Из кухни выбрел заспанный лохматый отрок и, накинув на себя тряпье, должно быть, содранное с огородного пугала, прошел в сени.
— Утопчи, утопчи, — забубнил он, учиняя в сенях топотание, какое и сто леших произвести не могут. — Разве я мерин? Я не мерин, во мне весу только три пуда.
— Ну, сделай другие экзерциции, — предложил Калач.
— Какие ино? — спросил Митька, понимавший хозяина на всех заморских языках.
— Покатайся по снегу на спине, — сказал Калач. — Она у тебя костлявая, примнешь знатно.
И как весенняя лужа, улыбнулся Вертухину, двинув к его носу щипцы и щелкнув ими.
Вертухин, забыв о дворянской гордости и бесстрашии, поспешно ступил к дверям спиною вперед.
Прежде чем выйти, однако, остановился.
— Скажи, любезный друг, что это за слово — «ухантрахончить»? — спросил он. — Что оно означает?
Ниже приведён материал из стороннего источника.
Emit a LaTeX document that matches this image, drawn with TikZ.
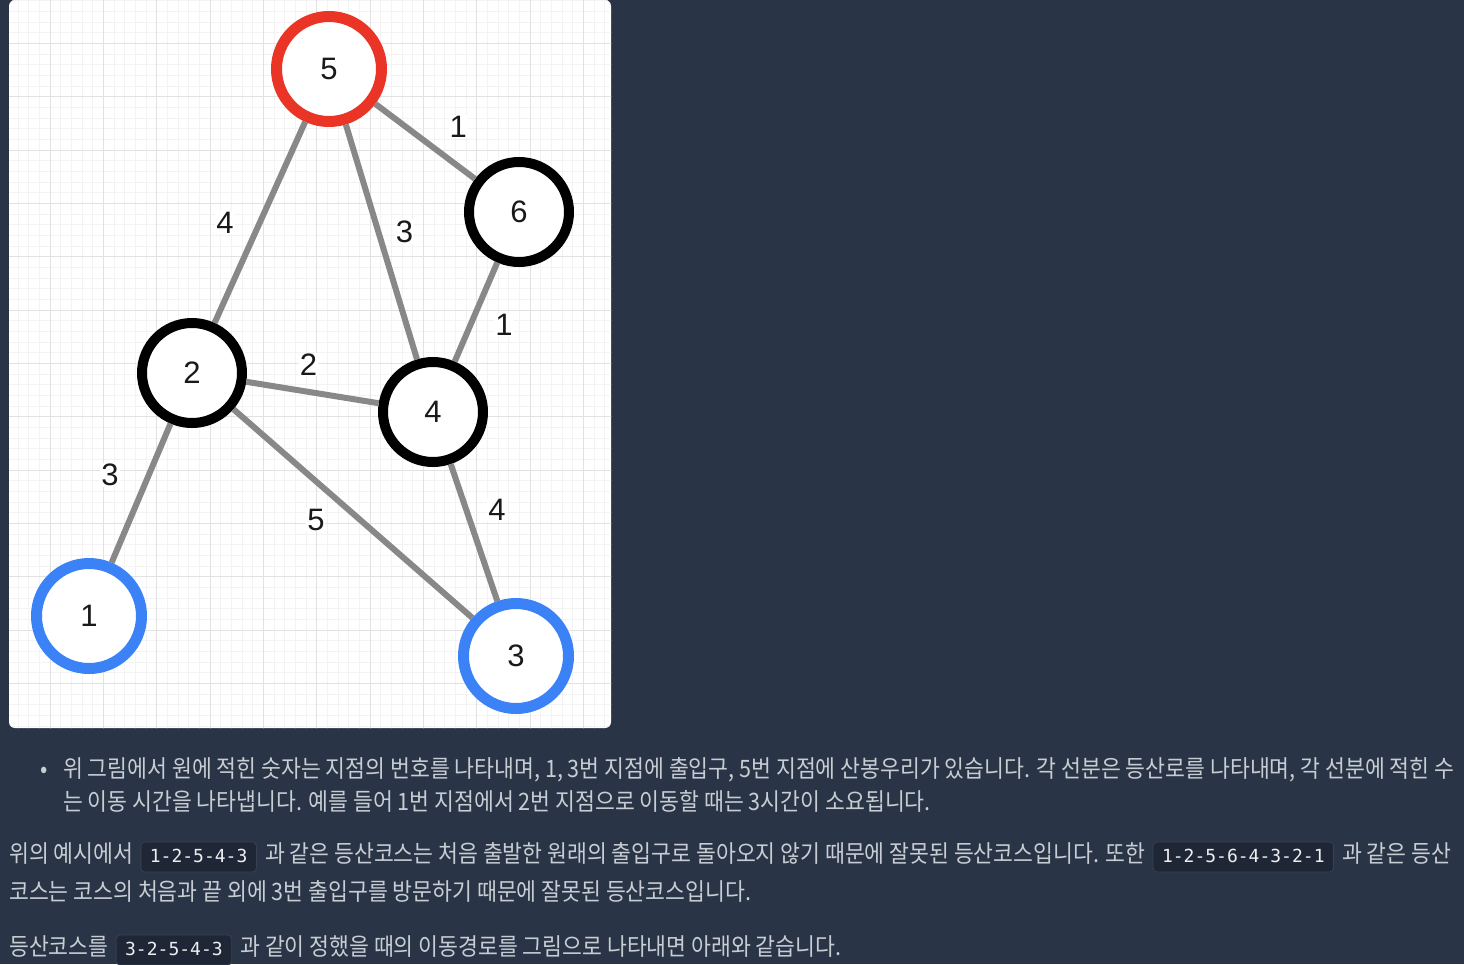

— В русском языке его нету, — отвечал Калач внушительно и опять же с приятностью, будто медовухой его угостили. Отрадно ему было, что он человека знатного происхождения своей ученостью не только увлек, но даже запутал.
— Но в каком-нибудь же оно есть!
— В каком-нибудь должно быть, — сказал Калач. — Всенепременно!
— Да почему не сказать по-русски?
— А разве в русском языке есть сие слово?
— Нету!
— Вот видишь, сударь, — сказал Калач и до того умильно сощурил глаза, что одни только черточки от них остались, а рожа в кулебяку расплылась. — Как я могу сказать какое-нибудь слово по-русски, ежели его нет в русском языке?!
Вертухин был убит, хотя не до смерти, но все же крепко и не вышел, а просто выпал из дому на крыльцо. От сотрясения с крыши свалился ему на голову снежный ком в три пуда весом — словно Митька, черт корявый, на него упал да тут же белою пургою рассыпался. Вертухин выбрел на дорогу, будто вывалянный в перьях.
— Славно! — сказал он. — Славно ухо… контора…, — он выбил рукавицы о колени и нашел-таки слово Калача в русском языке, — ухо…контора…кончил!
— Теперь твое слово, Дементий Христофорович! — добавил он, поворачивая к хоромцам.